Wie wird das Agilitätsraster angewendet?

Wir führen das Agilitätsraster als einen Workshop durch, der durch drei Agile Coaches betreut und vorbereitet wird. Zunächst führen wir mit zwei bis (optimalerweise) drei Mitarbeitenden eines Teams ein Interview.

Wir wollen gerne einen Querschnitt des Teams dabei haben, bspw. Productowner*in, Scrummaster*in, auf jeden Fall auch Entwickler*innen. Damit das Team das Ergebnisbild nicht bewusst beeinflussen kann, ist es ein offenes Interview.

Der Querschnitt des Teams, sorgt notfalls schon im Interview für eine Diskussion zwischen den Teammitgliedern, sodass hoffentlich auch keine einzelne subjektive Meinung das Ergebnisbild beeinflusst. Die Diskussionen im Interview hatten wir tatsächlich sogar schon. Um die direkte Beeinflussung zu minimieren, nennen wir die einzelnen Praktiken gar nicht wörtlich im Interview, sondern lassen uns in der Rolle als neues Teammitglied abholen. Was macht das Team überhaupt? Wie entwickelt es ein Feature? Wir versuchen deren agile Arbeitsweise also spielerisch zu erfahren.

Dabei haben wir eine Person, die interviewt, eine, die protokolliert, und eine Person, die sich auf die Nebensätze im Gespräch fokussiert, um auch Kleinigkeiten zu analysieren. Wir achten während des Interviews natürlich darauf, dass wir indirekt jede Praktik abgefragt haben. Wenn das Interview geführt wurde, setzen wir drei Interviewer*innen uns zusammen und bewerten, ob die Praktiken erfüllt sind oder nicht. Das endet nicht selten in Diskussionen, weil nicht immer jede Praktik klar zu erkennen ist und da ist es dann wichtig, dass jemand dabei ist, der auf Nebensätze achtet. Aber am Ende sind wir uns bisher eigentlich immer einig gewesen, ob wir es als erfüllt ansehen oder nicht.

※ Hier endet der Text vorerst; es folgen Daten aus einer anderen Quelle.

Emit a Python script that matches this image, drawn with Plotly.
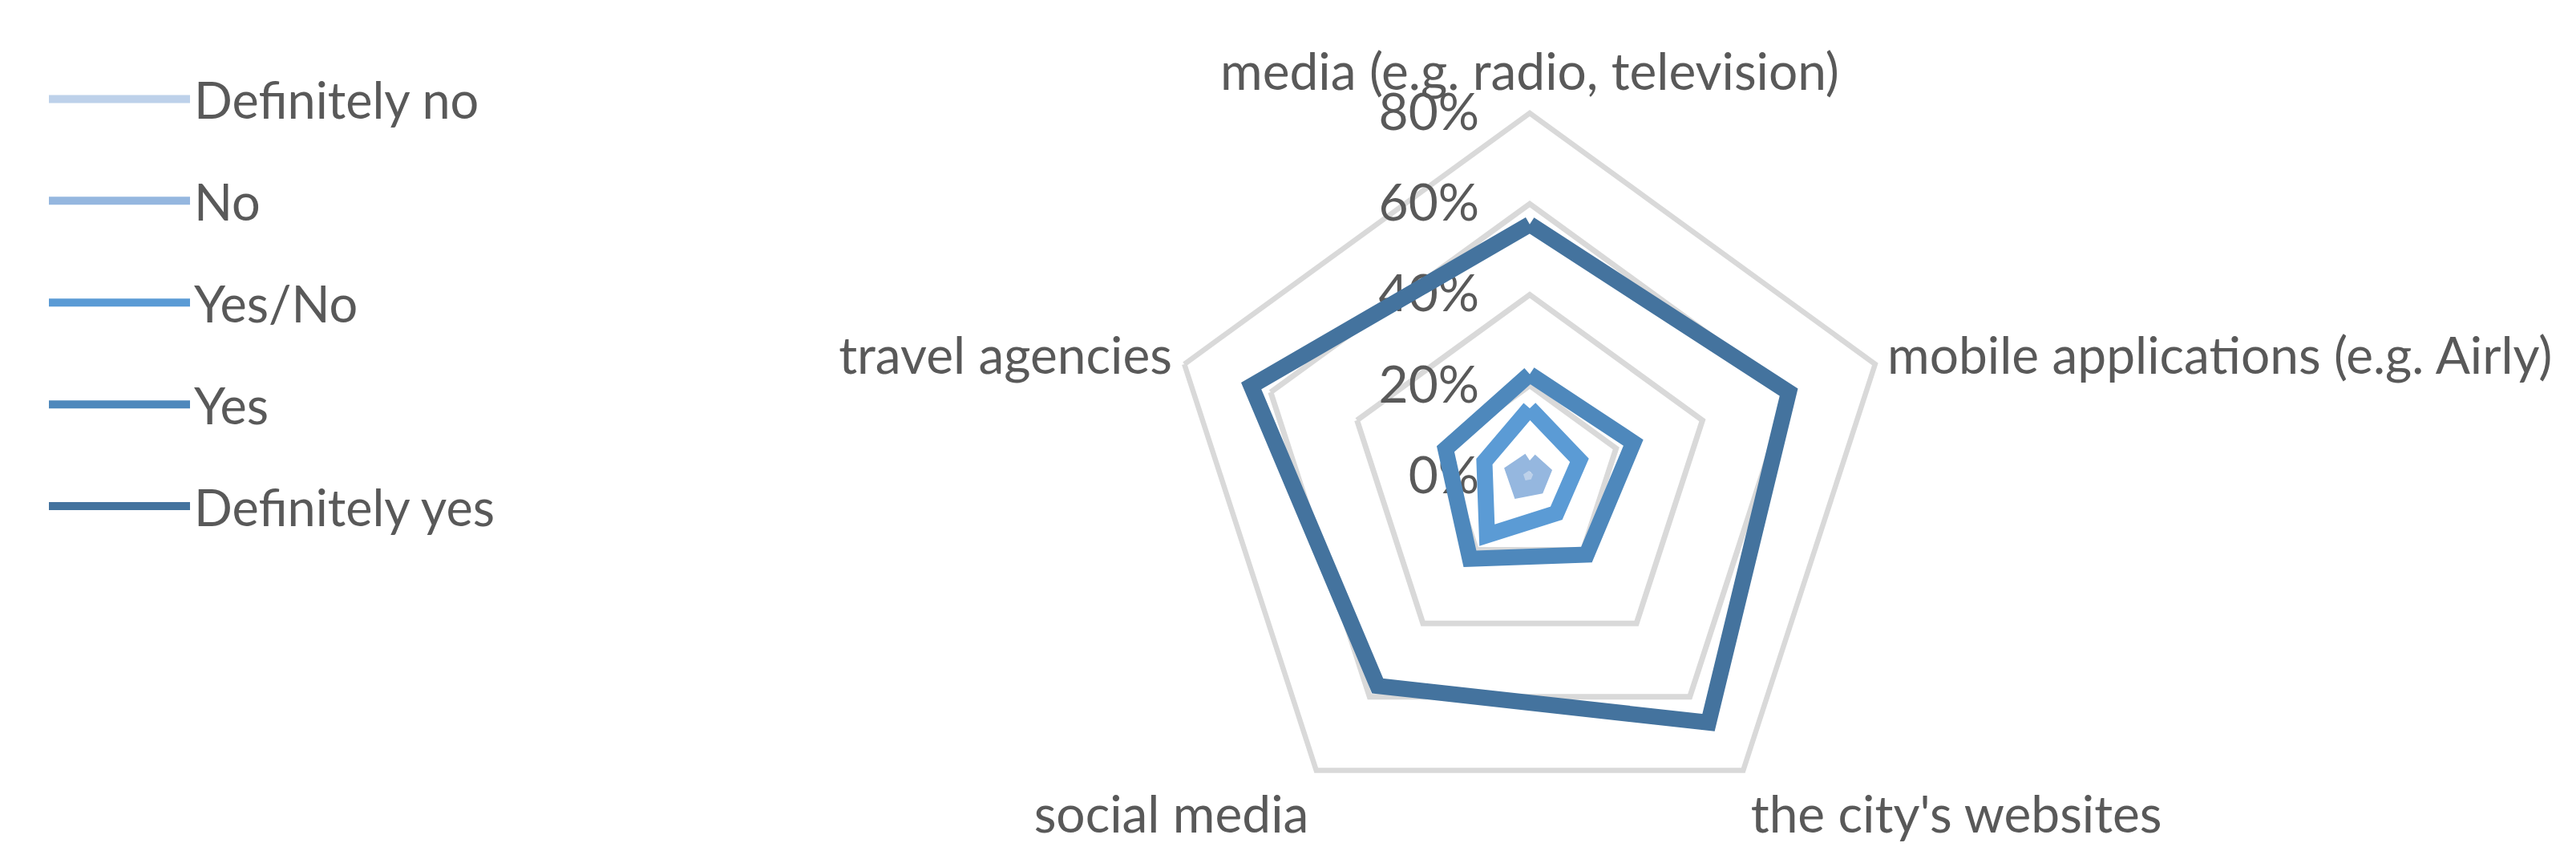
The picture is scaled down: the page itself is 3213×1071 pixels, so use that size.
import plotly.graph_objects as go

categories = ["media (e.g. radio, television)", "mobile applications (e.g. Airly)",
              "the city's websites", "social media", "travel agencies"]
series_names = ["Definitely no", "No", "Yes/No", "Yes", "Definitely yes"]
definitely_no = [0.6, 0.4, 0.5, 0.6, 0.5]
no = [3.5, 3.0, 2.7, 3.6, 3.7]
yes_no = [15.0, 11.5, 10.0, 16.0, 10.5]
yes = [22.5, 24.0, 21.3, 22.4, 19.5]
definitely_yes = [55.5, 60.0, 67.0, 57.0, 64.5]
radial_ticks = [0, 20, 40, 60, 80]
radial_tick_labels = ["0%", "20%", "40%", "60%", "80%"]

colors = ["#BDD1EA", "#95B7DF", "#5B9BD5", "#4E88BC", "#44739E"]
values = [definitely_no, no, yes_no, yes, definitely_yes]

FONT = "Lato"
TXT = "#595959"
GRID = "#D9D9D9"

fig = go.Figure()
for name, vals, col in zip(series_names, values, colors):
    fig.add_trace(go.Scatterpolar(
        r=list(vals) + [vals[0]],
        theta=categories + [categories[0]],
        mode="lines",
        name=name,
        legendgroup=name,
        line=dict(color=col, width=20),
    ))

W, H = 3213, 1071
cx, cy, R = 1900, 586, 453
fig.update_layout(
    width=W, height=H,
    margin=dict(l=0, r=0, t=0, b=0),
    paper_bgcolor="white",
    plot_bgcolor="white",
    font=dict(family=FONT, color=TXT, size=64),
    polar=dict(
        domain=dict(x=[(cx - R) / W, (cx + R) / W], y=[(H - cy - R) / H, (H - cy + R) / H]),
        bgcolor="white",
        gridshape="linear",
        radialaxis=dict(
            range=[0, 80], tickvals=radial_ticks, ticktext=radial_tick_labels,
            angle=90, side="counterclockwise", tickangle=90,
            showline=False, ticks="outside", ticklen=40, tickcolor="rgba(0,0,0,0)",
            showgrid=True, gridcolor=GRID, gridwidth=6.5,
            tickfont=dict(family=FONT, size=64, color=TXT), layer="below traces",
        ),
        angularaxis=dict(
            rotation=90, direction="clockwise",
            showgrid=False, showline=True, linecolor=GRID, linewidth=6.5,
            ticks="", tickfont=dict(family=FONT, size=64, color=TXT), layer="below traces",
        ),
    ),
    legend=dict(
        x=48 / W, y=1 - 68 / H, xanchor="left", yanchor="top",
        font=dict(family=FONT, size=63, color=TXT),
        traceorder="grouped", tracegroupgap=42, itemwidth=176,
        bgcolor="rgba(0,0,0,0)",
    ),
    showlegend=True,
)

fig.write_html("out.html")
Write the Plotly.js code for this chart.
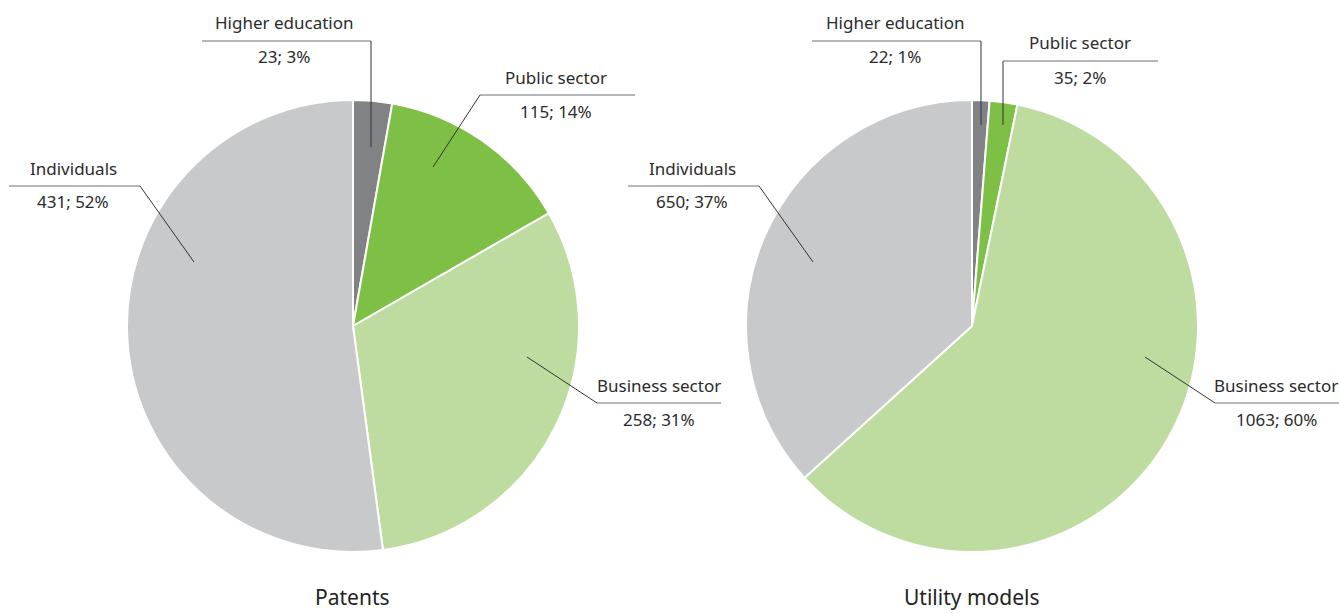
<!DOCTYPE html>
<html>
<head>
<meta charset="utf-8">
<script src="https://cdn.plot.ly/plotly-3.0.1.min.js"></script>
<style>
  body { margin: 0; background: #fff; }
  #chart { width: 1339px; height: 613px; }
</style>
</head>
<body>
<div id="chart"></div>
<script>
// sectors, clockwise from 12 o'clock
let sectors = ['Higher education', 'Public sector', 'Business sector', 'Individuals'];
let patents = [23, 115, 258, 431];
let utility_models = [22, 35, 1063, 650];
let chart_titles = ['Patents', 'Utility models'];
let colours = ['#818285', '#7dc045', '#bedc9f', '#c8c9cb'];

const W = 1339, H = 613;
const px = x => x / W;
const py = y => 1 - y / H;

// leader line layout (pixels): label centre, horizontal rule, elbow, tip inside slice
let leaders = [
  // patents
  [
    {cx: 284, y: 41, x0: 202, x1: 371, ex: 371, tx: 371, ty: 147},
    {cx: 556, y: 95, x0: 480, x1: 635, ex: 480, tx: 433, ty: 167},
    {cx: 659, y: 403, x0: 597, x1: 721, ex: 597, tx: 527, ty: 357},
    {cx: 73, y: 186, x0: 9, x1: 140, ex: 140, tx: 194, ty: 262}
  ],
  // utility models
  [
    {cx: 895, y: 41, x0: 812, x1: 981, ex: 981, tx: 981, ty: 125},
    {cx: 1080, y: 61, x0: 1003, x1: 1158, ex: 1003, tx: 1003, ty: 125},
    {cx: 1276, y: 403, x0: 1215, x1: 1339, ex: 1215, tx: 1145, ty: 357},
    {cx: 692, y: 186, x0: 628, x1: 759, ex: 759, tx: 813, ty: 262}
  ]
];

let domains = [
  {x: [px(127), px(579)], y: [py(552), py(100)]},
  {x: [px(746), px(1198)], y: [py(552), py(100)]}
];
let centres = [353, 972];

let series = [patents, utility_models];
let traces = [];
let annotations = [];
let shapes = [];
const font = {family: 'Noto Sans, Open Sans, sans-serif', size: 17, color: '#2b2b2b'};

series.forEach((vals, i) => {
  traces.push({
    type: 'pie',
    values: vals,
    labels: sectors,
    sort: false,
    direction: 'clockwise',
    rotation: 0,
    textinfo: 'none',
    hoverinfo: 'none',
    marker: {colors: colours, line: {color: '#ffffff', width: 2}},
    domain: domains[i]
  });

  let total = vals.reduce((a, b) => a + b, 0);
  vals.forEach((v, j) => {
    let L = leaders[i][j];
    annotations.push({
      xref: 'paper', yref: 'paper', x: px(L.cx), y: py(L.y - 18),
      xanchor: 'center', yanchor: 'middle', showarrow: false,
      text: sectors[j], font: font
    });
    annotations.push({
      xref: 'paper', yref: 'paper', x: px(L.cx), y: py(L.y + 16),
      xanchor: 'center', yanchor: 'middle', showarrow: false,
      text: v + '; ' + Math.round(v / total * 100) + '%', font: font
    });
    shapes.push({
      type: 'line', xref: 'paper', yref: 'paper',
      x0: px(L.x0), x1: px(L.x1), y0: py(L.y), y1: py(L.y),
      line: {color: '#6d6e71', width: 1}
    });
    shapes.push({
      type: 'line', xref: 'paper', yref: 'paper',
      x0: px(L.ex), x1: px(L.tx), y0: py(L.y), y1: py(L.ty),
      line: {color: '#333333', width: 1}
    });
  });

  annotations.push({
    xref: 'paper', yref: 'paper', x: px(centres[i]), y: 0,
    xanchor: 'center', yanchor: 'bottom', showarrow: false,
    text: chart_titles[i],
    font: {family: font.family, size: 21, color: '#222222'}
  });
});

Plotly.newPlot('chart', traces, {
  width: W, height: H,
  margin: {l: 0, r: 0, t: 0, b: 0},
  showlegend: false,
  paper_bgcolor: '#ffffff',
  annotations: annotations,
  shapes: shapes
}, {staticPlot: true});
</script>
</body>
</html>
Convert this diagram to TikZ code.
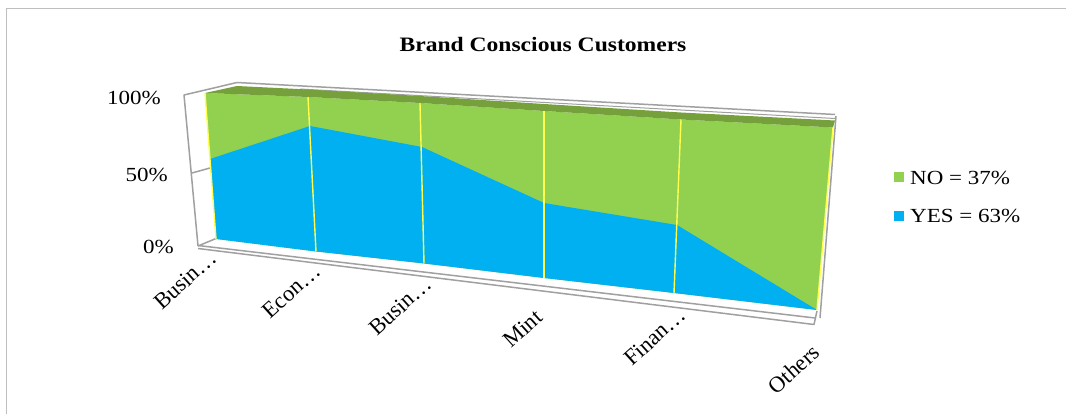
\documentclass[tikz,border=0pt]{standalone}
\usepackage{fontspec}
\setmainfont{Liberation Serif}
\definecolor{areagreen}{HTML}{92D050}
\definecolor{areablue}{HTML}{00B0F0}
\definecolor{topgreen}{HTML}{76A03C}
\definecolor{sepyellow}{HTML}{FFFF50}
\definecolor{framegray}{HTML}{A0A0A0}
\definecolor{bordergray}{HTML}{BEBEBE}
\begin{document}
\begin{tikzpicture}[x=1pt,y=-1pt,
  frameline/.style={draw=framegray, line width=1.5pt, line join=round},
  sepline/.style={draw=sepyellow, line width=1.4pt},
  txt/.style={font=\fontsize{20}{24}\selectfont, inner sep=0pt, xscale=1.15},
  cat/.style={font=\fontsize{22.5}{26}\selectfont, inner sep=0pt, rotate=42, anchor=north east},
  legsq/.style={minimum size=10pt, inner sep=0pt, draw=none}]
\useasboundingbox (0,0) rectangle (1066,414);
% outer border
\draw[draw=bordergray, line width=1.3pt] (6.7,414) -- (6.7,8.3) -- (1066,8.3);
% title
\node[txt, font=\fontsize{20.5}{24}\selectfont\bfseries] (title) at (543,45) {Brand Conscious Customers};
% back wall right edge (mostly hidden)
\draw[frameline] (836,116) -- (820,318);
% side wall and top frame
\draw[frameline] (192,173) -- (210,168);
\draw[frameline] (198,246) -- (184,95) -- (237,82.5) -- (835,114.5);
\draw[frameline, line width=1pt] (300,89) -- (835,118.5);
\draw[frameline] (198,246) -- (216,238.5);
% floor
\draw[frameline] (198,245.5) -- (815,318);
\draw[frameline] (198,248.5) -- (814,324.5) -- (817,311);
% front face: green (NO) then blue (YES)
\fill[areagreen] (205,93) -- (308,97) -- (420,103) -- (544,111) -- (681,119.5) -- (833,127.5)
  -- (817,310) -- (674,293) -- (544,278) -- (424,263.5) -- (316,251.5) -- (216,239) -- cycle;
\fill[areablue] (210,159) -- (310,126) -- (422,147) -- (544,203) -- (677,225) -- (817,310)
  -- (674,293) -- (544,278) -- (424,263.5) -- (316,251.5) -- (216,239) -- cycle;
% top face
\fill[topgreen] (205,93) -- (237,86) -- (308,89.5) -- (420,96) -- (544,104) -- (681,112.5) -- (835,120.5)
  -- (833,127.5) -- (681,119.5) -- (544,111) -- (420,103) -- (308,97) -- cycle;
% category separators
\draw[sepline] (205,93) -- (216,239);
\draw[sepline] (308,97) -- (316,251.5);
\draw[sepline] (420,103) -- (424,263.5);
\draw[sepline] (544,111) -- (544,278);
\draw[sepline] (681,119.5) -- (674,293);
\draw[sepline] (833,127.5) -- (817,310);
% value axis labels
\node[txt, anchor=east] (y100) at (161,98) {100\%};
\node[txt, anchor=east] (y50) at (168,175) {50\%};
\node[txt, anchor=east] (y0) at (174,247) {0\%};
% category labels
\node[cat] (c1) at (208,249) {Busin…};
\node[cat] (c2) at (312,262) {Econ…};
\node[cat] (c3) at (423,275) {Busin…};
\node[cat] (c4) at (534,308) {Mint};
\node[cat] (c5) at (677,306) {Finan…};
\node[cat] (c6) at (811,343) {Others};
% legend
\node[legsq, fill=areagreen] (lgno) at (899,177.5) {};
\node[legsq, fill=areablue] (lgyes) at (899,216) {};
\node[txt, anchor=west] (lno) at (910,178) {NO = 37\%};
\node[txt, anchor=west] (lyes) at (910,216) {YES = 63\%};
\end{tikzpicture}
\end{document}
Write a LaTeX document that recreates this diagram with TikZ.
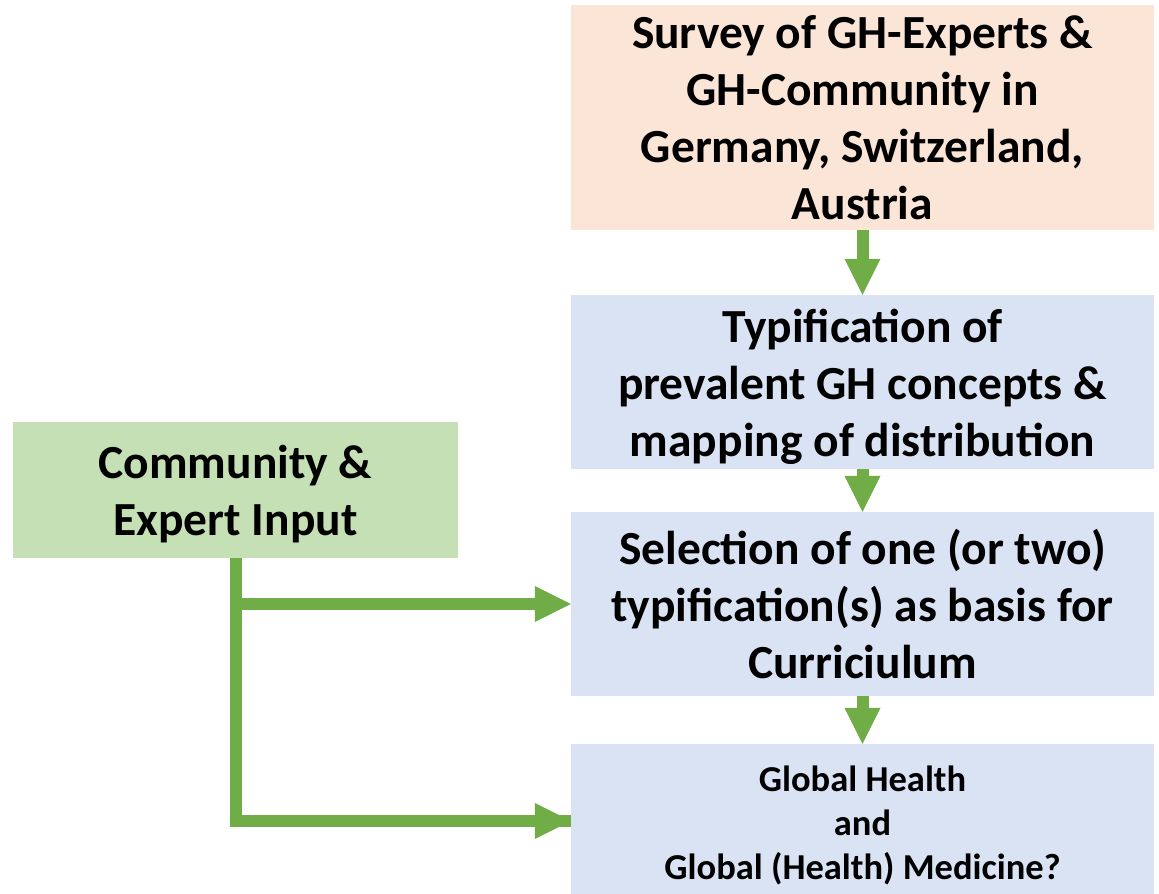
\documentclass[tikz,border=0pt]{standalone}
\usepackage{fontspec}
\setmainfont{Carlito}
\usetikzlibrary{arrows.meta}
\definecolor{peach}{HTML}{FBE5D6}
\definecolor{bluebox}{HTML}{DAE3F3}
\definecolor{greenbox}{HTML}{C5E0B4}
\definecolor{arrowgreen}{HTML}{70AD47}
\newcommand{\topstrut}[1]{\rule{0pt}{#1}}
\tikzset{
  x=1pt, y=-1pt,
  box/.style={fill=#1, draw=none, inner sep=0pt, align=center,
    font=\fontsize{47.5}{57}\selectfont\bfseries, text=black},
  flow/.style={draw=arrowgreen, line width=12pt,
    -{Triangle[length=36pt,width=36pt,line width=0pt 0 0]}},
  feed/.style={draw=arrowgreen, line width=12pt, line join=miter}
}
\begin{document}
\begin{tikzpicture}
\useasboundingbox (0,0) rectangle (1159,894);
\node[box=peach, minimum width=583pt, minimum height=225pt] (survey) at (862.5,117.5)
  {Survey of GH-Experts \&\\GH-Community in\\Germany, Switzerland,\\Austria};
\node[box=bluebox, minimum width=583pt, minimum height=174pt] (typ) at (862.5,382)
  {\topstrut{44pt}Typification of\\prevalent GH concepts \&\\mapping of distribution};
\node[box=bluebox, minimum width=583pt, minimum height=184pt] (sel) at (862.5,604)
  {Selection of one (or two)\\typification(s) as basis for\\Curriciulum};
\node[box=bluebox, minimum width=583pt, minimum height=150pt,
  font=\fontsize{36.5}{44}\selectfont\bfseries] (gh) at (862.5,819)
  {\topstrut{38pt}Global Health\\and\\Global (Health) Medicine?};
\node[box=greenbox, minimum width=445pt, minimum height=136pt] (comm) at (235.5,490)
  {\topstrut{42pt}Community \&\\Expert Input};
\draw[flow] (survey.south) -- (typ.north);
\draw[flow] (typ.south) -- (sel.north);
\draw[flow] (sel.south) -- (gh.north);
\coordinate (branch) at (comm.south |- sel.west);
\coordinate (ghin) at ([yshift=-2pt]gh.west);
\draw[feed] (comm.south) |- (ghin);
\draw[flow] (branch) -- (sel.west);
\draw[flow] (comm.south |- ghin) -- (ghin);
\end{tikzpicture}
\end{document}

Im Anschluss erstellen wir mithilfe einer Excel-Tabelle das Ergebnisbild und schauen nochmal, welche Besonderheiten auffallen, ob wir erste Empfehlungen oder Handlungstipps haben. Mit diesen Anreizen gehen wir dann in einen Workshop, bei dem das gesamte Team dabei sein sollte. Dort zeigen wir erstmal das Ergebnisbild, holen uns eine Meinung des Teams ein und besprechen dann die einzelnen Achsen. Wir sprechen darüber, warum wir die Durchführung oder eben nicht-Durchführung einzelner Praktiken so beurteilt haben und ob das Team sich so, wie das Ergebnis ist, optimal oder verbesserungswürdig empfindet. Das Team kann dabei immer nachfragen und mit diskutieren, vielleicht müssen wir irgendwann auch mal die Durchführung einer Praktik nach der Diskussion sogar anpassen. Da sind wir offen, es ist aber bisher noch nicht passiert. Im Workshop selbst geht es ja explizit sogar um die Diskussion im Team und gerne auch mit uns. Wir können dem Team auch Anreize geben, wenn es nichts zum diskutieren findet und kritisch nachfragen. Aber eigentlich soll das selbst Team eine Diskussion führen und wir sind nur unterstützend dabei. Die Ergebnisse, Begründungen und Hilfestellungen, die wir ausgearbeitet haben, bekommt das Team immer noch als Dokument und Übersicht mit an die Hand.

Bisher haben diese Workshops erstmal neuland-intern stattgefunden, da wir erproben wollten, ob das überhaupt funktioniert. Wir sind aber jetzt an dem Punkt, an dem unser Agilitätsraster bzw. die Ergebnisbilder funktionieren und wir sagen können, wir würden damit auch gerne nach außen gehen.

Was ist die Besonderheit am Agilitätsraster?

Die Besonderheit liegt darin, dass ein Team nicht bewertet oder mit anderen verglichen wird. Es analysiert sich sozusagen selbst und kann sich anhand der von ihnen gelieferten Informationen und Ergebnisse am Ende auch selbst optimieren, wenn Bedarf besteht. Besonders ist, glaube ich auch, dass der organisatorische Rahmen einbezogen wird. Und dass es einen Zusammenhang der agile Praktiken und der Prinzipien gibt. So explizit hatte ich das bisher noch nirgends gesehen.

Gibt es einen Zusammenhang zwischen dem Agilitätsraster und Nachhaltigkeit?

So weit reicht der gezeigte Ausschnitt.